Intentional teaching and parenting
What is the relationship between “intentional teaching” and the early childhood education profession or parenting preschool-age child?
A recent national trend in education is the development of statewide standards of quality for early childhood education programs. The Michigan State Board of Education has developed and refined our own standards, which can be found in the “Early Childhood Standards of Quality for Prekindergarten.” These standards are a comprehensive guideline for quality and provide detailed benchmarks of high expectations for all types of early childhood care and education programs. After a careful survey of the standards, we identified several terms that have not been used previously in many early childhood education texts. Our purpose in this article is to help families and professionals who work with young children become more knowledgeable about these terms.
Let’s address the term “intentional teaching.” Throughout the Early Childhood Standards of Quality for Prekindergarten, the term intentional is used. The concept of being an intentional teacher is referenced in various ways. Some examples are:
- Intentional instruction and modeling.
- Intentional arrangement of the environment.
- Intentional learning experiences.
- Intentional teaching of social skills; e.g., how to greet peers, how to take turns, how to wait for something they want, how to demonstrate care and sympathy.
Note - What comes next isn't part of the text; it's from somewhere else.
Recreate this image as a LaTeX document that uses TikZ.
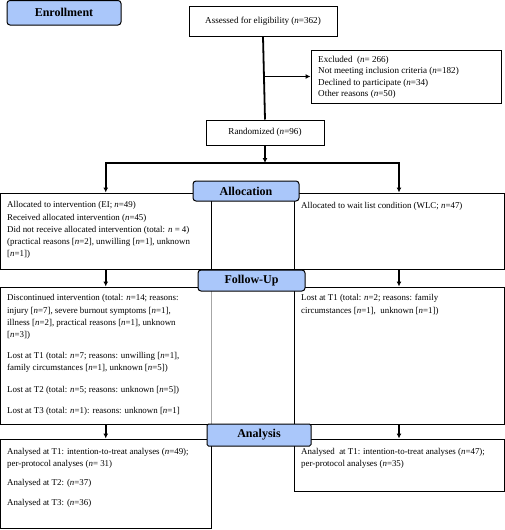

In the learning environment, the curriculum is designed so activities are carefully and developmentally sequenced in keeping with individual children’s levels of functioning and comprehension. The teacher uses intentional teaching strategies to help children learn skills, habits of mind or information they cannot discover on their own.
Intentionality is a key component of a quality program, and this concept is also appropriate when talking about parenting. Parents are also able to be intentional about the environment they provide for their children.
Intentional teaching is explicit, purposeful or deliberate teaching; teachers use planning and goals in guiding children’s experiences. It can also incorporate teachable moments. According to the Early Years Learning Framework Professional Learning Program, “Intentional teachers act with specific learning goals in mind – both for aspects of children’s development in social and emotional, cognitive, physical and creative domains and for learning in the academic domains of literacy, math and science. Adults intentionally play roles in guiding children’s experiences and children have significant and active roles in planning and organizing learning experiences. It is not about saying at a particular part of the day I will intentionally ‘teach’ children something. It is about being intentional about what we provide across the whole day.”
What is the relationship between the concept of “intentional teaching” and the early childhood education profession?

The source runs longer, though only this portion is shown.